* _WHAT YOU HAVE TO DO_:
Copy out the listing in full, exactly as written, but not its pictures.

* _SUPPLIED DATA_:
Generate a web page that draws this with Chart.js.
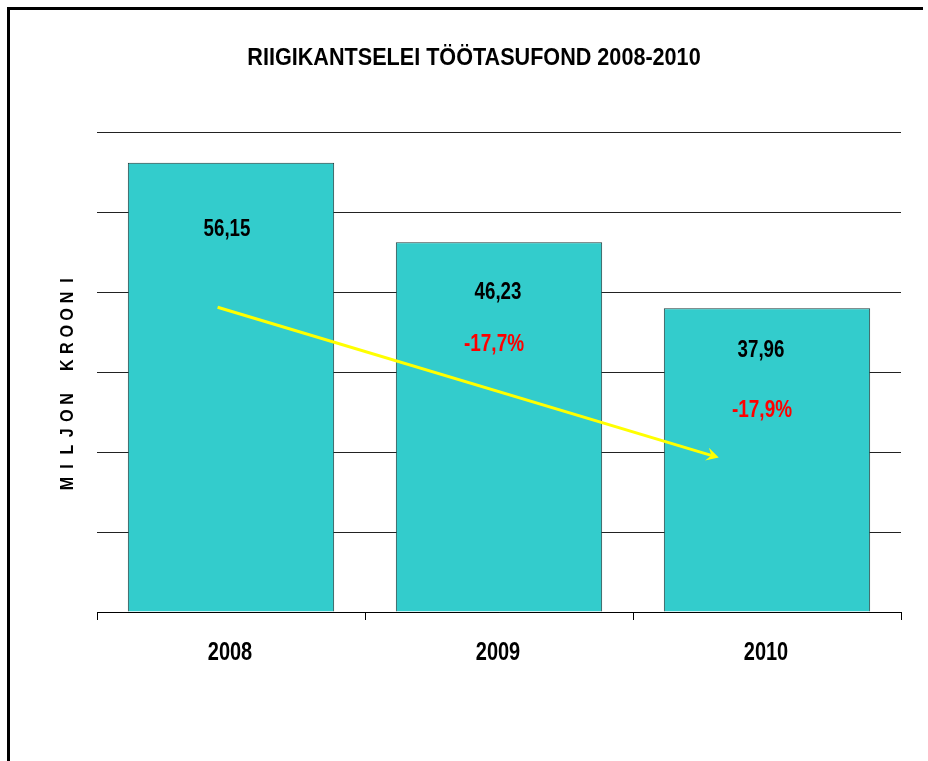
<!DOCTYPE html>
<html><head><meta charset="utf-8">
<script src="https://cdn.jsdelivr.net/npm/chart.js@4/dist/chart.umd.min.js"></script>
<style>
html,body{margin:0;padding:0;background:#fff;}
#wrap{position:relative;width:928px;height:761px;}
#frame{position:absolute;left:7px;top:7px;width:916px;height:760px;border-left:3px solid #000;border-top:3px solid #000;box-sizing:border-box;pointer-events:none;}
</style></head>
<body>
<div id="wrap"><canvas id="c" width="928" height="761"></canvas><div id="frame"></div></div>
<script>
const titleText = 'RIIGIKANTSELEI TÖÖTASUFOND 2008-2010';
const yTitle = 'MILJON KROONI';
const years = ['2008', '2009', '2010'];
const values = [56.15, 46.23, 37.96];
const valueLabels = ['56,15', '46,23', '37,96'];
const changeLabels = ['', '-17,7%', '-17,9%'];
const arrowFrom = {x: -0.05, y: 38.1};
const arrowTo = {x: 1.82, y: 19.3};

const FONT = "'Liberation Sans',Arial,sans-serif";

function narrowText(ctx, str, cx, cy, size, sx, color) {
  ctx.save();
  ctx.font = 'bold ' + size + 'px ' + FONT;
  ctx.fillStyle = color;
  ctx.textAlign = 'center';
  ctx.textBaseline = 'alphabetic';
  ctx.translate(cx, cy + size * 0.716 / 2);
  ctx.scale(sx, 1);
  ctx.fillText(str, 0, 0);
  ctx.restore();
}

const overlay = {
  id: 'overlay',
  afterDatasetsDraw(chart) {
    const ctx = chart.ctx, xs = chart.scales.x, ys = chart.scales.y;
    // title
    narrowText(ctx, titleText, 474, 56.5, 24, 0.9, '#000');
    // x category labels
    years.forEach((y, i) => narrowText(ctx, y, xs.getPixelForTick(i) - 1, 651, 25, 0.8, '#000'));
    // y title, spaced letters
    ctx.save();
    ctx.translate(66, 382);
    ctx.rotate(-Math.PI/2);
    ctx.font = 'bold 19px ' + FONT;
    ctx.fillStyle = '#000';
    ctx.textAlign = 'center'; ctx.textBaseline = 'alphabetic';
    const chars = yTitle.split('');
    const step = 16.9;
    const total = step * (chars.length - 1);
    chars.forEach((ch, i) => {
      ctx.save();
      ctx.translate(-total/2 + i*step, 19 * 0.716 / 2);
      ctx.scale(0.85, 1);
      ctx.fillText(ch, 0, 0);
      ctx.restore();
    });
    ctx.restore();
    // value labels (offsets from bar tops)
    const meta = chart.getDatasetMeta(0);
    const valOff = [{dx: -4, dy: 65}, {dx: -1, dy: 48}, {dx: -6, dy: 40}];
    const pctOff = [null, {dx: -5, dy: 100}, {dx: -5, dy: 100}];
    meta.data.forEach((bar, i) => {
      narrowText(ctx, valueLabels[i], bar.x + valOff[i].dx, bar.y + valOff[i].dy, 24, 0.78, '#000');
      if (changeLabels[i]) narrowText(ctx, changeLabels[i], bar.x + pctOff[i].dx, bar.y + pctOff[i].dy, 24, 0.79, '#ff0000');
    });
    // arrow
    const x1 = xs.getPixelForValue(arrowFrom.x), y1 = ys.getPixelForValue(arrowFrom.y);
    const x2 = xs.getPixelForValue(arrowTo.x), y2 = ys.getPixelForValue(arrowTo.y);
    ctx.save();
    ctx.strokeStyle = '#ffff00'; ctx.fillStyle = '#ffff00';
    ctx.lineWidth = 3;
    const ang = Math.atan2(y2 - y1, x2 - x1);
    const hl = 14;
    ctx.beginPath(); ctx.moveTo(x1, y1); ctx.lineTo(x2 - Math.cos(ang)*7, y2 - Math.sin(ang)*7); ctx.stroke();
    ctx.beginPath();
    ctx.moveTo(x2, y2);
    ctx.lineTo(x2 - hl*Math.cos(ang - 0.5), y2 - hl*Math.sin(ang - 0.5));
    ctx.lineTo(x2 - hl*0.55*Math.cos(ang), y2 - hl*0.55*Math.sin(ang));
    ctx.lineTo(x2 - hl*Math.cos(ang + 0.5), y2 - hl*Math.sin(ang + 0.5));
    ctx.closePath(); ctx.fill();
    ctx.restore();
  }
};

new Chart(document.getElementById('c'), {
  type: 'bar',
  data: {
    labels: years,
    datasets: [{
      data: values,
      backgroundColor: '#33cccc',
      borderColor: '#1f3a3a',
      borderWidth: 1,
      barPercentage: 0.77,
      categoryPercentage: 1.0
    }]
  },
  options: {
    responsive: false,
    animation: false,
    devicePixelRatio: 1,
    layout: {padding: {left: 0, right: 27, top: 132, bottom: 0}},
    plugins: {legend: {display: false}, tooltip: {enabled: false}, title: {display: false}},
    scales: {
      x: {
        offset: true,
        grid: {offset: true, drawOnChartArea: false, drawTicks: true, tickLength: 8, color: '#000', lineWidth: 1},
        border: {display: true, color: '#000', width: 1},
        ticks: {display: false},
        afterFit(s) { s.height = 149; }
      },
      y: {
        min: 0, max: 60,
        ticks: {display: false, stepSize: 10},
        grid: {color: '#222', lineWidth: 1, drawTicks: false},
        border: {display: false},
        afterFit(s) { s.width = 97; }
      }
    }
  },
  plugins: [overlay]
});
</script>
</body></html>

* _FULL OUTPUT_:
Generate a web page that draws this with Chart.js.
<!DOCTYPE html>
<html><head><meta charset="utf-8">
<script src="https://cdn.jsdelivr.net/npm/chart.js@4/dist/chart.umd.min.js"></script>
<style>
html,body{margin:0;padding:0;background:#fff;}
#wrap{position:relative;width:928px;height:761px;}
#frame{position:absolute;left:7px;top:7px;width:916px;height:760px;border-left:3px solid #000;border-top:3px solid #000;box-sizing:border-box;pointer-events:none;}
</style></head>
<body>
<div id="wrap"><canvas id="c" width="928" height="761"></canvas><div id="frame"></div></div>
<script>
const titleText = 'RIIGIKANTSELEI TÖÖTASUFOND 2008-2010';
const yTitle = 'MILJON KROONI';
const years = ['2008', '2009', '2010'];
const values = [56.15, 46.23, 37.96];
const valueLabels = ['56,15', '46,23', '37,96'];
const changeLabels = ['', '-17,7%', '-17,9%'];
const arrowFrom = {x: -0.05, y: 38.1};
const arrowTo = {x: 1.82, y: 19.3};

const FONT = "'Liberation Sans',Arial,sans-serif";

function narrowText(ctx, str, cx, cy, size, sx, color) {
  ctx.save();
  ctx.font = 'bold ' + size + 'px ' + FONT;
  ctx.fillStyle = color;
  ctx.textAlign = 'center';
  ctx.textBaseline = 'alphabetic';
  ctx.translate(cx, cy + size * 0.716 / 2);
  ctx.scale(sx, 1);
  ctx.fillText(str, 0, 0);
  ctx.restore();
}

const overlay = {
  id: 'overlay',
  afterDatasetsDraw(chart) {
    const ctx = chart.ctx, xs = chart.scales.x, ys = chart.scales.y;
    // title
    narrowText(ctx, titleText, 474, 56.5, 24, 0.9, '#000');
    // x category labels
    years.forEach((y, i) => narrowText(ctx, y, xs.getPixelForTick(i) - 1, 651, 25, 0.8, '#000'));
    // y title, spaced letters
    ctx.save();
    ctx.translate(66, 382);
    ctx.rotate(-Math.PI/2);
    ctx.font = 'bold 19px ' + FONT;
    ctx.fillStyle = '#000';
    ctx.textAlign = 'center'; ctx.textBaseline = 'alphabetic';
    const chars = yTitle.split('');
    const step = 16.9;
    const total = step * (chars.length - 1);
    chars.forEach((ch, i) => {
      ctx.save();
      ctx.translate(-total/2 + i*step, 19 * 0.716 / 2);
      ctx.scale(0.85, 1);
      ctx.fillText(ch, 0, 0);
      ctx.restore();
    });
    ctx.restore();
    // value labels (offsets from bar tops)
    const meta = chart.getDatasetMeta(0);
    const valOff = [{dx: -4, dy: 65}, {dx: -1, dy: 48}, {dx: -6, dy: 40}];
    const pctOff = [null, {dx: -5, dy: 100}, {dx: -5, dy: 100}];
    meta.data.forEach((bar, i) => {
      narrowText(ctx, valueLabels[i], bar.x + valOff[i].dx, bar.y + valOff[i].dy, 24, 0.78, '#000');
      if (changeLabels[i]) narrowText(ctx, changeLabels[i], bar.x + pctOff[i].dx, bar.y + pctOff[i].dy, 24, 0.79, '#ff0000');
    });
    // arrow
    const x1 = xs.getPixelForValue(arrowFrom.x), y1 = ys.getPixelForValue(arrowFrom.y);
    const x2 = xs.getPixelForValue(arrowTo.x), y2 = ys.getPixelForValue(arrowTo.y);
    ctx.save();
    ctx.strokeStyle = '#ffff00'; ctx.fillStyle = '#ffff00';
    ctx.lineWidth = 3;
    const ang = Math.atan2(y2 - y1, x2 - x1);
    const hl = 14;
    ctx.beginPath(); ctx.moveTo(x1, y1); ctx.lineTo(x2 - Math.cos(ang)*7, y2 - Math.sin(ang)*7); ctx.stroke();
    ctx.beginPath();
    ctx.moveTo(x2, y2);
    ctx.lineTo(x2 - hl*Math.cos(ang - 0.5), y2 - hl*Math.sin(ang - 0.5));
    ctx.lineTo(x2 - hl*0.55*Math.cos(ang), y2 - hl*0.55*Math.sin(ang));
    ctx.lineTo(x2 - hl*Math.cos(ang + 0.5), y2 - hl*Math.sin(ang + 0.5));
    ctx.closePath(); ctx.fill();
    ctx.restore();
  }
};

new Chart(document.getElementById('c'), {
  type: 'bar',
  data: {
    labels: years,
    datasets: [{
      data: values,
      backgroundColor: '#33cccc',
      borderColor: '#1f3a3a',
      borderWidth: 1,
      barPercentage: 0.77,
      categoryPercentage: 1.0
    }]
  },
  options: {
    responsive: false,
    animation: false,
    devicePixelRatio: 1,
    layout: {padding: {left: 0, right: 27, top: 132, bottom: 0}},
    plugins: {legend: {display: false}, tooltip: {enabled: false}, title: {display: false}},
    scales: {
      x: {
        offset: true,
        grid: {offset: true, drawOnChartArea: false, drawTicks: true, tickLength: 8, color: '#000', lineWidth: 1},
        border: {display: true, color: '#000', width: 1},
        ticks: {display: false},
        afterFit(s) { s.height = 149; }
      },
      y: {
        min: 0, max: 60,
        ticks: {display: false, stepSize: 10},
        grid: {color: '#222', lineWidth: 1, drawTicks: false},
        border: {display: false},
        afterFit(s) { s.width = 97; }
      }
    }
  },
  plugins: [overlay]
});
</script>
</body></html>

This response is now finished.